Warning — May Contain Traces of AI

A recent flurry of announcements by Google demonstrate how tensorflow co-processors and statistical models, rather than rule based ones, may soon be coming to a device near you.

Getting on for three years ago, Google announced they had developed a Tensorflow Processing Unit, a co-processor designed to speed up the training of deep-learning models. A year later — so two years ago — they announced cloud availability of TPUs, along with an “in-depth look at Google’s first Tensor Processing Unit (TPU)”.

You can check out TPU availability on Google Cloud services here. Since September 2018 (?), access to limited free TPU support has been available via Google Colab. A minimal ‘get started’ notebook can be found here.

The next step, recently announced among a flurry of announcements at the Tensorflow Developer Summit, 2019 (review), is to provide TPUs you can run at home: Coral Edge TPU Devices. These come in a couple of flavours:

  • Coral Dev-Board, a wireless development board with 1GB of RAM and 8GB of Flash memory, micro-SD slot, gigabit Ethernet, audio jack, and HDMI connectors, dual microphone, and onboard CPU, GPU  and “ML [machine learning] accelerator” Google Edge TPU coprocessor; (seems like a Raspberry Pi on steroids?)
  • USB accelerator, a TPU on a stick that you can plug into your Linux laptop or Raspberry Pi to give it a bit of extra oomph…

Some other things to watch out for…

Pete Warden reports how tensorflow models may soo be coming to a micro-controller near you: Launching TensorFlow Lite for Microcontrollers (repo); ported versions for several microcontrollers are already availaible. It seems he gave a demo of a microcontroller responding to a particular voice activation command:

So why is this useful? First, this is running entirely locally on the embedded chip, with no need to have any internet connectivity, so it’s good to have as part of a voice interface system. The model itself takes up less than 20KB of Flash storage space, the footprint of the TensorFlow Lite code is only another 25KB of Flash, and it only needs 30KB of RAM to operate.

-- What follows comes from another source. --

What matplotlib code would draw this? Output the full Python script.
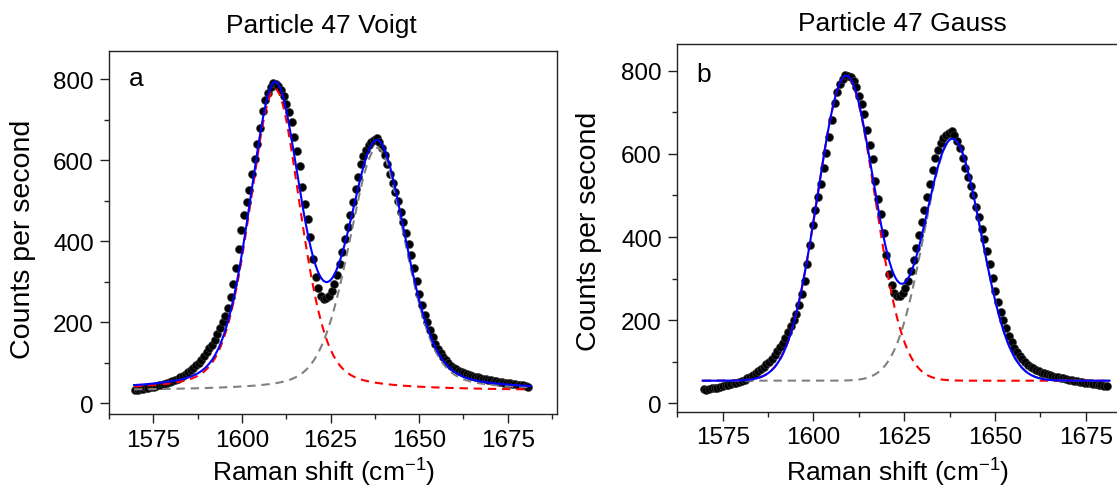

Lest you think this is just in the realm of demoware, Google are also releasing an all-neural on-device speech recognizer:

… a model trained using RNN [recurrent neural network] transducer (RNN-T) technology that is compact enough to reside on a phone. This means no more network latency or spottiness — the new recognizer is always available, even when you are offline. The model works at the character level, so that as you speak, it outputs words character-by-character, just as if someone was typing out what you say in real-time, and exactly as you’d expect from a keyboard dictation system.

Just reflect on that naming for a moment: Recurrent Neural Network Transducer. I normally thing of transducers as physical sensors (eg things that continuously convert sound, or light, or pressure, or temperature to an electrical signal). Here, we have the notion of a software transducer that turns a signal into a set of meaningful symbols in a real-time conversion stream:

RNN-Ts are a form of sequence-to-sequence models that do not employ attention mechanisms. Unlike most sequence-to-sequence models, which typically need to process the entire input sequence (the waveform in our case) to produce an output (the sentence), the RNN-T continuously processes input samples and streams output symbols, a property that is welcome for speech dictation. In our implementation, the output symbols are the characters of the alphabet. The RNN-T recognizer outputs characters one-by-one, as you speak, with white spaces where appropriate. It does this with a feedback loop that feeds symbols predicted by the model back into it to predict the next symbols…

We can haz all ur devices R listen 4 uz…

By the by, I note that the Tensorflow Hub (about) provides a range of (partial) models to build from / retrain in your own solution. Amazon Sagemaker also offers pretrained ML models in their AWS Sagemaker Marketplace. At the moment, I don’t think any of these come with health warnings along the lines of may contain bias or bias inside… Which they should…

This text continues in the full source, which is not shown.